As China’s economic slowdown suggests, the next phase of its development is rife with challenges. While China does not have to adopt Western-style liberal democracy to avoid the “middle-income trap” and the Thucydides Trap, it will have to devise a viable alternative.

SEOUL – When Deng Xiaoping launched China’s strategy of “reform and opening up” in 1978, economists in the West had their doubts. In their view, a vibrant market economy was fundamentally incompatible with China’s authoritarian political system. But many in the East – including Koreans like me, who witnessed the East Asian miracle while living under developmental dictatorship – were hopeful. Now that China is the world’s second-largest economy, it seems clear that our optimism was warranted.

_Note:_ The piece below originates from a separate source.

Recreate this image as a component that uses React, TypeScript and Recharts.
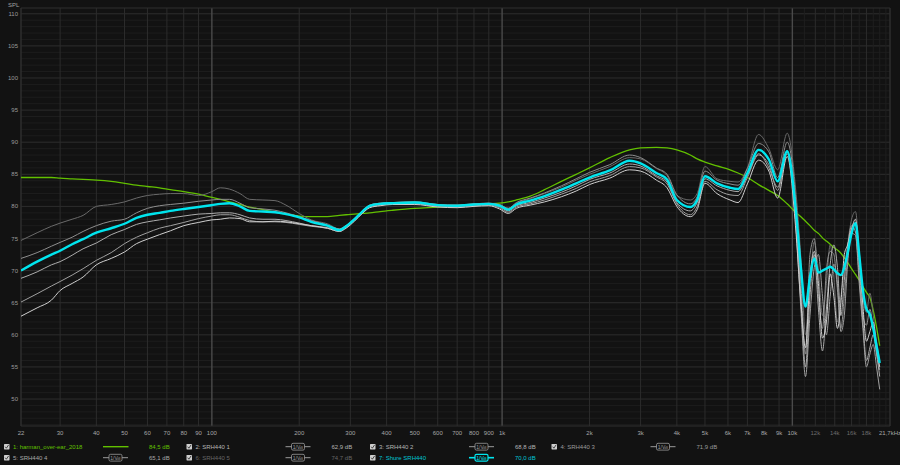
import React from "react";
import { LineChart, Line, XAxis, YAxis, ReferenceLine } from "recharts";

// frequency points (Hz)
const freqs = [
  22, 25, 28, 30, 33, 36, 40, 45, 50, 55,
  60, 66, 72, 80, 90, 100, 107, 115, 125, 135,
  150, 165, 180, 200, 220, 250, 275, 290, 310, 330,
  350, 380, 420, 500, 600, 700, 800, 900, 980, 1050,
  1120, 1250, 1400, 1600, 1800,
  2000, 2350, 2750, 3000, 3400, 3700, 4000, 4450, 4700, 5000,
  5500, 6100, 6500, 7000, 7650, 8300, 8900, 9600, 10250, 10700,
  11100, 11500, 11900, 12300, 12700, 13100, 13500, 13900, 14300, 14700,
  15100, 15500, 16000, 16500, 17000, 17500, 18000, 18500, 19000, 19500,
  20000,
];

const harman = [
  84.5, 84.5, 84.5, 84.4, 84.3, 84.2, 84.1, 83.9, 83.6, 83.3,
  83.1, 82.9, 82.6, 82.3, 81.9, 81.4, 81.1, 80.7, 80.3, 79.9,
  79.5, 79.1, 78.8, 78.5, 78.4, 78.4, 78.6, 78.7, 78.8, 78.9,
  79.0, 79.2, 79.4, 79.7, 79.9, 80.1, 80.3, 80.4, 80.5, 80.7,
  81.0, 81.6, 82.6, 83.9, 85.0,
  86.0, 87.6, 88.8, 89.1, 89.2, 89.1, 88.8, 88.0, 87.4, 86.9,
  86.3, 85.7, 85.2, 84.5, 83.4, 82.5, 81.7, 80.4, 79.1, 78.4,
  77.7, 77.0, 76.3, 75.8, 75.1, 74.6, 74.1, 73.6, 73.2, 72.7,
  72.0, 71.3, 70.3, 69.4, 68.5, 67.5, 66.6, 65.8, 63.8, 61.2,
  58.3,
];

const srh1 = [
  62.9, 64.2, 65.4, 66.9, 68.0, 69.0, 70.9, 71.9, 72.9, 74.2,
  74.9, 75.6, 76.2, 77.0, 77.5, 77.9, 78.0, 78.2, 78.1, 77.6,
  77.6, 77.7, 77.6, 77.3, 77.0, 76.6, 76.1, 76.6, 77.7, 78.9,
  79.8, 80.1, 80.3, 80.3, 79.9, 79.8, 80.0, 80.1, 79.6, 78.9,
  79.7, 80.2, 80.7, 81.5, 82.4,
  83.4, 84.4, 85.7, 85.5, 84.1, 82.9, 80.0, 78.4, 79.5, 83.6,
  82.0, 81.0, 80.6, 83.5, 87.2, 85.5, 81.3, 87.8, 77.0, 65.0,
  58.0, 69.0, 73.0, 68.0, 59.5, 62.0, 69.5, 66.0, 61.0, 65.0,
  72.5, 74.0, 76.5, 78.0, 72.0, 64.5, 59.0, 60.5, 62.0, 58.0,
  55.0,
];

const srh2 = [
  68.8, 69.8, 70.9, 71.4, 72.4, 73.4, 74.3, 75.6, 76.4, 77.2,
  77.6, 77.9, 78.2, 78.5, 78.8, 78.9, 79.0, 79.0, 78.7, 78.2,
  78.0, 78.0, 77.8, 77.4, 77.0, 76.7, 76.2, 76.8, 77.9, 79.1,
  80.0, 80.3, 80.4, 80.5, 80.1, 80.0, 80.2, 80.3, 80.0, 79.3,
  80.1, 80.6, 81.3, 82.2, 83.2,
  84.2, 85.2, 86.6, 86.3, 84.8, 83.8, 80.6, 79.3, 80.6, 84.3,
  83.2, 82.5, 82.3, 84.8, 88.2, 86.0, 83.0, 88.2, 79.5, 66.0,
  55.0, 66.0, 72.5, 64.0, 57.5, 64.0, 71.0, 74.0, 70.5, 63.0,
  68.5, 73.5, 77.0, 76.0, 69.0, 62.0, 56.0, 58.0, 60.0, 57.0,
  53.5,
];

const srh3 = [
  71.9, 72.8, 73.8, 74.4, 75.2, 76.1, 77.0, 77.7, 78.0, 79.0,
  79.7, 80.1, 80.3, 80.5, 80.8, 81.0, 81.1, 81.1, 80.5, 79.8,
  79.6, 79.4, 79.0, 78.4, 77.8, 77.1, 76.5, 77.0, 78.1, 79.3,
  80.2, 80.5, 80.6, 80.7, 80.3, 80.2, 80.4, 80.5, 80.3, 79.7,
  80.6, 81.3, 82.1, 83.2, 84.3,
  85.3, 86.5, 88.0, 87.6, 86.0, 85.0, 81.8, 80.4, 81.5, 85.5,
  84.1, 83.5, 83.3, 85.9, 89.8, 88.5, 84.5, 90.0, 81.5, 68.0,
  57.0, 72.5, 75.0, 66.0, 61.0, 70.0, 73.0, 72.5, 67.0, 61.0,
  66.0, 72.0, 76.5, 77.5, 71.0, 63.0, 61.5, 64.0, 61.0, 57.5,
  54.5,
];

const srh4 = [
  65.1, 66.4, 67.6, 68.3, 69.3, 70.3, 71.6, 72.8, 74.2, 75.2,
  75.9, 76.6, 77.0, 77.5, 78.1, 78.5, 78.7, 78.7, 78.3, 77.8,
  77.6, 77.6, 77.5, 77.2, 76.9, 76.6, 76.1, 76.7, 77.8, 79.0,
  79.9, 80.2, 80.4, 80.4, 80.0, 79.9, 80.1, 80.2, 79.8, 79.1,
  79.9, 80.4, 81.0, 81.9, 82.8,
  83.8, 84.8, 86.2, 86.0, 84.6, 83.5, 80.4, 78.7, 80.0, 83.9,
  82.6, 81.8, 81.7, 84.5, 88.0, 86.5, 82.5, 88.5, 78.0, 64.0,
  53.5, 63.0, 70.5, 72.5, 66.0, 60.0, 66.0, 71.0, 68.0, 60.5,
  63.0, 71.0, 75.8, 75.5, 68.0, 61.0, 55.0, 57.0, 58.5, 55.0,
  51.5,
];

const srh5 = [
  74.7, 75.9, 76.9, 77.4, 78.0, 78.6, 80.0, 80.3, 80.7, 81.3,
  81.7, 81.9, 82.0, 82.0, 81.7, 82.3, 82.9, 82.7, 82.0, 81.1,
  81.0, 80.9, 80.2, 78.9, 77.9, 77.3, 76.5, 77.0, 78.1, 79.3,
  80.2, 80.5, 80.6, 80.7, 80.3, 80.2, 80.4, 80.5, 80.2, 79.7,
  80.5, 81.2, 82.0, 83.0, 84.1,
  85.0, 86.2, 87.6, 87.4, 85.9, 84.8, 81.7, 81.0, 82.0, 86.2,
  84.3, 83.9, 83.8, 86.0, 91.2, 89.0, 85.7, 91.4, 83.0, 72.0,
  60.0, 68.0, 74.5, 70.0, 63.0, 68.0, 74.0, 69.0, 62.0, 66.0,
  70.0, 74.0, 78.0, 79.2, 73.0, 66.0, 63.5, 66.5, 63.0, 59.0,
  56.0,
];

const shureAvg = [
  70.0, 71.4, 72.5, 73.1, 74.1, 74.9, 75.9, 76.6, 77.3, 78.2,
  78.7, 79.0, 79.3, 79.6, 79.9, 80.2, 80.4, 80.5, 80.0, 79.3,
  79.2, 79.1, 78.8, 78.3, 77.6, 77.0, 76.3, 76.9, 78.0, 79.2,
  80.1, 80.4, 80.5, 80.6, 80.2, 80.1, 80.3, 80.4, 80.1, 79.5,
  80.3, 80.9, 81.6, 82.6, 83.6,
  84.5, 85.6, 87.1, 86.7, 85.2, 84.2, 81.0, 79.9, 81.0, 84.7,
  83.6, 82.9, 82.7, 85.2, 88.8, 87.3, 83.9, 88.6, 80.0, 70.5,
  64.4, 69.0, 71.9, 69.7, 70.0, 70.3, 70.6, 70.2, 69.6, 69.3,
  70.5, 72.7, 75.8, 77.4, 72.5, 67.0, 64.0, 63.2, 61.0, 58.3,
  55.6,
];

const xTicks = [
  22, 30, 40, 50, 60, 70, 80, 90, 100, 200, 300, 400, 500, 600, 700, 800, 900,
  1000, 2000, 3000, 4000, 5000, 6000, 7000, 8000, 9000, 10000,
  12000, 14000, 16000, 18000, 21700,
];
const xMinor = [11000, 13000, 15000, 17000, 19000, 20000, 21000];
const xMajor = [100, 1000, 10000];
const yTicks = [50, 55, 60, 65, 70, 75, 80, 85, 90, 95, 100, 105, 110];
const yMinor = Array.from({ length: 65 }, (_, i) => 46 + i).filter((v) => v % 5 !== 0);

const legendNames = [
  "1: harman_over-ear_2018",
  "2: SRH440 1",
  "3: SRH440 2",
  "4: SRH440 3",
  "5: SRH440 4",
  "6: SRH440 5",
  "7: Shure SRH440",
];
const legendLevels = [84.5, 62.9, 68.8, 71.9, 65.1, 74.7, 70.0];

const X_MIN = 22;
const X_MAX = 21700;
const Y_MIN = 45.8;
const Y_MAX = 110.9;

const BG = "#121212";
const FONT = "'Liberation Sans', Arial, sans-serif";
const GREEN = "#62c000";
const CYAN = "#00e5ee";
const legendColors = [GREEN, "#b4b4b4", "#b4b4b4", "#9a9a9a", "#a8a8a8", "#666666", "#00c4d4"];

const data = freqs.map((f, i) => ({
  f,
  harman: harman[i],
  s1: srh1[i],
  s2: srh2[i],
  s3: srh3[i],
  s4: srh4[i],
  s5: srh5[i],
  avg: shureAvg[i],
}));

function fmtFreq(v: number) {
  if (v === 21700) return "21,7kHz";
  if (v >= 1000) return `${v / 1000}k`;
  return String(v);
}

const XTick = (props: any) => {
  const { x, y, payload } = props;
  const v = payload.value;
  const dim = v > 10000 && v < 21000;
  return (
    <text x={x} y={y} dy={5} textAnchor="middle" fontSize={6} fontFamily={FONT} fill={dim ? "#6c6c6c" : "#a6a6a6"}>
      {fmtFreq(v)}
    </text>
  );
};

const YTick = (props: any) => {
  const { x, y, payload } = props;
  return (
    <text x={x} y={y} dy={2} textAnchor="end" fontSize={6} fontFamily={FONT} fill="#9a9a9a">
      {payload.value}
    </text>
  );
};

function Legend() {
  const colX = [4, 186.5, 370, 551.5];
  const rowY = [446.7, 457.7];
  return (
    <svg width={900} height={465} style={{ position: "absolute", left: 0, top: 0, pointerEvents: "none" }}>
      <text x={8} y={6.5} fontSize={6} fontFamily={FONT} fill="#a0a0a0">SPL</text>
      {legendNames.map((name, i) => {
        const row = i < 4 ? 0 : 1;
        const x = colX[i < 4 ? i : i - 4];
        const cy = rowY[row];
        const c = legendColors[i];
        const ix = x + 99;
        const isAvg = i === 6;
        const lineC = isAvg ? CYAN : "#9a9a9a";
        return (
          <g key={name}>
            <rect x={x} y={cy - 2.8} width={5.5} height={5.5} fill="#cfcfcf" rx={0.6} />
            <polyline points={`${x + 1.2},${cy} ${x + 2.4},${cy + 1.5} ${x + 4.6},${cy - 1.8}`} fill="none" stroke="#222" strokeWidth={0.8} />
            <text x={x + 9} y={cy + 2.1} fontSize={6} fontFamily={FONT} fill={c}>{name}</text>
            {i === 0 ? (
              <line x1={ix} x2={ix + 25.5} y1={cy} y2={cy} stroke={GREEN} strokeWidth={1.4} />
            ) : (
              <g>
                <line x1={ix} x2={ix + 25} y1={cy} y2={cy} stroke={lineC} strokeWidth={isAvg ? 1.6 : 1} />
                <rect x={ix + 6} y={cy - 3.4} width={13} height={6.8} rx={1.5} fill={BG} stroke={lineC} strokeWidth={isAvg ? 1.2 : 0.8} />
                <text x={ix + 11} y={cy + 1.8} fontSize={5} fontFamily={FONT} textAnchor="middle" fill={lineC}>1/V</text>
                <text x={ix + 15.8} y={cy + 2.6} fontSize={2.6} fontFamily={FONT} textAnchor="middle" fill={lineC}>dB</text>
              </g>
            )}
            <text x={x + 145} y={cy + 2.1} fontSize={6} fontFamily={FONT} fill={c}>
              {`${legendLevels[i].toFixed(1).replace(".", ",")} dB`}
            </text>
          </g>
        );
      })}
    </svg>
  );
}

export default function App() {
  return (
    <div style={{ position: "fixed", left: 0, top: 0, width: 900, height: 465, background: BG }}>
      <LineChart width={900} height={465} data={data} margin={{ top: 8, right: 10, bottom: 9, left: 0 }}>
        {yMinor.map((v) => (
          <ReferenceLine key={`ym${v}`} y={v} stroke="#1d1d1d" strokeWidth={1} ifOverflow="visible" />
        ))}
        {yTicks.map((v) => (
          <ReferenceLine key={`yM${v}`} y={v} stroke="#2d2d2d" strokeWidth={1} ifOverflow="visible" />
        ))}
        {xMinor.map((v) => (
          <ReferenceLine key={`xm${v}`} x={v} stroke="#1f1f1f" strokeWidth={1} ifOverflow="visible" />
        ))}
        {xTicks.filter((v) => !xMajor.includes(v)).map((v) => (
          <ReferenceLine key={`xt${v}`} x={v} stroke="#2c2c2c" strokeWidth={1} ifOverflow="visible" />
        ))}
        {xMajor.map((v) => (
          <ReferenceLine key={`xM${v}`} x={v} stroke="#4a4a4a" strokeWidth={1.4} ifOverflow="visible" />
        ))}
        <ReferenceLine x={X_MIN} stroke="#2e2e2e" ifOverflow="visible" />
        <ReferenceLine x={X_MAX} stroke="#2e2e2e" ifOverflow="visible" />
        <ReferenceLine y={Y_MIN} stroke="#2e2e2e" ifOverflow="visible" />
        <ReferenceLine y={Y_MAX} stroke="#2e2e2e" ifOverflow="visible" />
        <XAxis
          dataKey="f"
          type="number"
          scale="log"
          domain={[X_MIN, X_MAX]}
          allowDataOverflow
          ticks={xTicks}
          interval={0}
          tick={XTick}
          height={30}
          tickSize={0}
          tickMargin={4}
          axisLine={false}
        />
        <YAxis
          type="number"
          domain={[Y_MIN, Y_MAX]}
          allowDataOverflow
          ticks={yTicks}
          interval={0}
          tick={YTick}
          width={21}
          tickSize={0}
          tickMargin={3}
          axisLine={false}
        />
        <Line dataKey="harman" type="monotone" stroke={GREEN} strokeWidth={1.3} dot={false} isAnimationActive={false} />
        <Line dataKey="s5" type="monotone" stroke="#6a6a6a" strokeWidth={1} dot={false} isAnimationActive={false} />
        <Line dataKey="s3" type="monotone" stroke="#8e8e8e" strokeWidth={1} dot={false} isAnimationActive={false} />
        <Line dataKey="s2" type="monotone" stroke="#adadad" strokeWidth={1} dot={false} isAnimationActive={false} />
        <Line dataKey="s4" type="monotone" stroke="#a0a0a0" strokeWidth={1} dot={false} isAnimationActive={false} />
        <Line dataKey="s1" type="monotone" stroke="#cfcfcf" strokeWidth={1} dot={false} isAnimationActive={false} />
        <Line dataKey="avg" type="monotone" stroke={CYAN} strokeWidth={2.4} dot={false} isAnimationActive={false} />
      </LineChart>
      <Legend />
    </div>
  );
}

But, as China’s economic slowdown suggests, the next phase of its development is rife with challenges. The country risks being ensnared by two traps: the “middle-income trap” (the tendency of fast-growing developing economies to lose momentum once they reach middle-income status) and the Thucydides Trap (when tensions between an insecure incumbent hegemon and a rising power lead to conflict). As I argue in my new book on China, global value chains (GVCs) are a key variable linking these two traps.

The middle-income trap is undoubtedly formidable, having ensnared Thailand, Turkey, and Brazil, to name a few examples. It comes about partly because of the difficulty of building sufficient innovation capabilities to enable the economy to shift from low-wage activities to the production of higher value-added goods.